**THE PROBLEM:** The listing below should be printed exactly, every line of it. Skip the pictures.

-*-*-

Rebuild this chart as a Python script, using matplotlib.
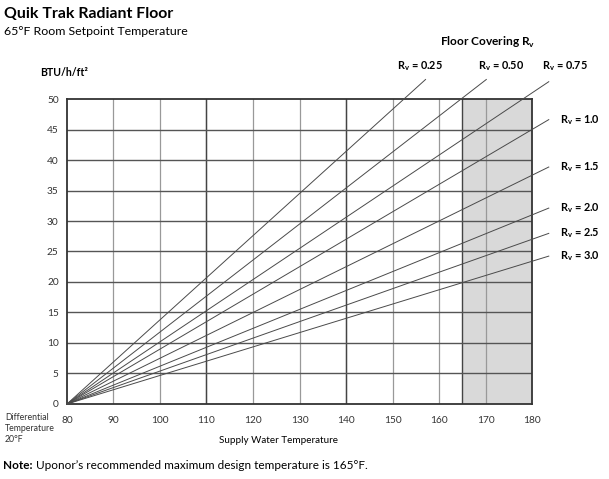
import numpy as np
import matplotlib
matplotlib.use("Agg")
import matplotlib.pyplot as plt

plt.rcParams["font.family"] = ["Lato", "DejaVu Sans"]
plt.rcParams["mathtext.fontset"] = "custom"
plt.rcParams["mathtext.rm"] = "Lato"
plt.rcParams["mathtext.bf"] = "Lato:bold"

# Floor covering R-values and heat output (BTU/h/ft2) at 180F supply water
R_VALUES = ["0.25", "0.50", "0.75", "1.0", "1.5", "2.0", "2.5", "3.0"]
OUTPUT_AT_180 = [69.0, 59.0, 51.0, 45.0, 37.5, 31.0, 27.0, 23.4]

X_TICKS = [80, 90, 100, 110, 120, 130, 140, 150, 160, 170, 180]
Y_TICKS = [0, 5, 10, 15, 20, 25, 30, 35, 40, 45, 50]
HEAVY_X = [110, 140, 165]
MAX_DESIGN_TEMP = 165

X_START = 80
X_END = 180

# layout of lines running outside the plot box
LINE_TOP = 53.2
LINE_RIGHT = 183.6
TOP_LABEL_X = {"0.25": 155.9, "0.50": 173.3, "0.75": 187.1}
TOP_LABEL_Y = 54.3
SIDE_LABEL_X = 186.0

GRID_DARK = "#444444"
GRID_MID = "#555555"
GRID_LIGHT = "#999999"
LINE_COLOR = "#4a4a4a"
SHADE_COLOR = "#d9d9d9"

fig = plt.figure(figsize=(6.09, 4.79), dpi=100)
ax = fig.add_axes([0.110, 0.1566, 0.7636, 0.6367])

ax.set_xlim(X_START, X_END)
ax.set_ylim(0, 50)

ax.axvspan(MAX_DESIGN_TEMP, X_END, color=SHADE_COLOR, zorder=0, lw=0)

for x in X_TICKS[1:-1]:
    ax.axvline(x, color=GRID_LIGHT, lw=0.9, zorder=1)
for x in HEAVY_X:
    ax.axvline(x, color=GRID_DARK, lw=1.0, zorder=1.5)
for y in Y_TICKS[1:-1]:
    ax.axhline(y, color=GRID_MID, lw=1.0, zorder=1.5)

for spine in ax.spines.values():
    spine.set_color("#333333")
    spine.set_linewidth(1.3)

for rv, out in zip(R_VALUES, OUTPUT_AT_180):
    slope = out / (X_END - X_START)
    x_end = min(LINE_RIGHT, X_START + LINE_TOP / slope)
    xs = np.array([X_START, x_end])
    ys = slope * (xs - X_START)
    ax.plot(xs, ys, color=LINE_COLOR, lw=0.7, clip_on=False, zorder=3)
    label = r"R$_\mathregular{v}$ = " + rv
    if rv in TOP_LABEL_X:
        ax.text(TOP_LABEL_X[rv], TOP_LABEL_Y, label, ha="center", va="bottom",
                fontsize=7.8, fontweight="bold")
    else:
        ax.text(SIDE_LABEL_X, ys[-1], label, ha="left", va="center",
                fontsize=7.8, fontweight="bold")

ax.set_xticks(X_TICKS)
ax.set_yticks(Y_TICKS)
ax.tick_params(length=0, labelsize=7.3, colors="#333333", pad=6)
ax.tick_params(axis="x", pad=9)

fig.text(0.006, 0.985, "Quik Trak Radiant Floor", fontsize=11.4, fontweight="bold",
         ha="left", va="top")
fig.text(0.006, 0.945, "65°F Room Setpoint Temperature", fontsize=8.9,
         ha="left", va="top")
fig.text(0.066, 0.848, "BTU/h/ft²", fontsize=7.6, fontweight="bold",
         ha="left", va="center")
fig.text(0.800, 0.912, r"Floor Covering R$_\mathregular{v}$", fontsize=8.6,
         fontweight="bold", ha="center", va="center")
fig.text(0.008, 0.138, "Differential\nTemperature\n20°F", fontsize=6.3,
         family=["Liberation Sans Narrow", "Lato"], color="#333333",
         ha="left", va="top", linespacing=1.3)
fig.text(0.458, 0.081, "Supply Water Temperature", fontsize=7.1,
         ha="center", va="center")

# bold "Note:" followed by the regular sentence
note = fig.text(0.005, 0.028, "Note:", fontsize=8.5, fontweight="bold",
                ha="left", va="center")
ax.annotate(" Uponor’s recommended maximum design temperature is 165°F.",
            xy=(1, 0.5), xycoords=note, fontsize=8.5, ha="left", va="center")

fig.savefig("out.png", dpi=100, facecolor="white")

-*-*-

**OUTPUT BELOW:**
Rebuild this chart as a Python script, using matplotlib.
import numpy as np
import matplotlib
matplotlib.use("Agg")
import matplotlib.pyplot as plt

plt.rcParams["font.family"] = ["Lato", "DejaVu Sans"]
plt.rcParams["mathtext.fontset"] = "custom"
plt.rcParams["mathtext.rm"] = "Lato"
plt.rcParams["mathtext.bf"] = "Lato:bold"

# Floor covering R-values and heat output (BTU/h/ft2) at 180F supply water
R_VALUES = ["0.25", "0.50", "0.75", "1.0", "1.5", "2.0", "2.5", "3.0"]
OUTPUT_AT_180 = [69.0, 59.0, 51.0, 45.0, 37.5, 31.0, 27.0, 23.4]

X_TICKS = [80, 90, 100, 110, 120, 130, 140, 150, 160, 170, 180]
Y_TICKS = [0, 5, 10, 15, 20, 25, 30, 35, 40, 45, 50]
HEAVY_X = [110, 140, 165]
MAX_DESIGN_TEMP = 165

X_START = 80
X_END = 180

# layout of lines running outside the plot box
LINE_TOP = 53.2
LINE_RIGHT = 183.6
TOP_LABEL_X = {"0.25": 155.9, "0.50": 173.3, "0.75": 187.1}
TOP_LABEL_Y = 54.3
SIDE_LABEL_X = 186.0

GRID_DARK = "#444444"
GRID_MID = "#555555"
GRID_LIGHT = "#999999"
LINE_COLOR = "#4a4a4a"
SHADE_COLOR = "#d9d9d9"

fig = plt.figure(figsize=(6.09, 4.79), dpi=100)
ax = fig.add_axes([0.110, 0.1566, 0.7636, 0.6367])

ax.set_xlim(X_START, X_END)
ax.set_ylim(0, 50)

ax.axvspan(MAX_DESIGN_TEMP, X_END, color=SHADE_COLOR, zorder=0, lw=0)

for x in X_TICKS[1:-1]:
    ax.axvline(x, color=GRID_LIGHT, lw=0.9, zorder=1)
for x in HEAVY_X:
    ax.axvline(x, color=GRID_DARK, lw=1.0, zorder=1.5)
for y in Y_TICKS[1:-1]:
    ax.axhline(y, color=GRID_MID, lw=1.0, zorder=1.5)

for spine in ax.spines.values():
    spine.set_color("#333333")
    spine.set_linewidth(1.3)

for rv, out in zip(R_VALUES, OUTPUT_AT_180):
    slope = out / (X_END - X_START)
    x_end = min(LINE_RIGHT, X_START + LINE_TOP / slope)
    xs = np.array([X_START, x_end])
    ys = slope * (xs - X_START)
    ax.plot(xs, ys, color=LINE_COLOR, lw=0.7, clip_on=False, zorder=3)
    label = r"R$_\mathregular{v}$ = " + rv
    if rv in TOP_LABEL_X:
        ax.text(TOP_LABEL_X[rv], TOP_LABEL_Y, label, ha="center", va="bottom",
                fontsize=7.8, fontweight="bold")
    else:
        ax.text(SIDE_LABEL_X, ys[-1], label, ha="left", va="center",
                fontsize=7.8, fontweight="bold")

ax.set_xticks(X_TICKS)
ax.set_yticks(Y_TICKS)
ax.tick_params(length=0, labelsize=7.3, colors="#333333", pad=6)
ax.tick_params(axis="x", pad=9)

fig.text(0.006, 0.985, "Quik Trak Radiant Floor", fontsize=11.4, fontweight="bold",
         ha="left", va="top")
fig.text(0.006, 0.945, "65°F Room Setpoint Temperature", fontsize=8.9,
         ha="left", va="top")
fig.text(0.066, 0.848, "BTU/h/ft²", fontsize=7.6, fontweight="bold",
         ha="left", va="center")
fig.text(0.800, 0.912, r"Floor Covering R$_\mathregular{v}$", fontsize=8.6,
         fontweight="bold", ha="center", va="center")
fig.text(0.008, 0.138, "Differential\nTemperature\n20°F", fontsize=6.3,
         family=["Liberation Sans Narrow", "Lato"], color="#333333",
         ha="left", va="top", linespacing=1.3)
fig.text(0.458, 0.081, "Supply Water Temperature", fontsize=7.1,
         ha="center", va="center")

# bold "Note:" followed by the regular sentence
note = fig.text(0.005, 0.028, "Note:", fontsize=8.5, fontweight="bold",
                ha="left", va="center")
ax.annotate(" Uponor’s recommended maximum design temperature is 165°F.",
            xy=(1, 0.5), xycoords=note, fontsize=8.5, ha="left", va="center")

fig.savefig("out.png", dpi=100, facecolor="white")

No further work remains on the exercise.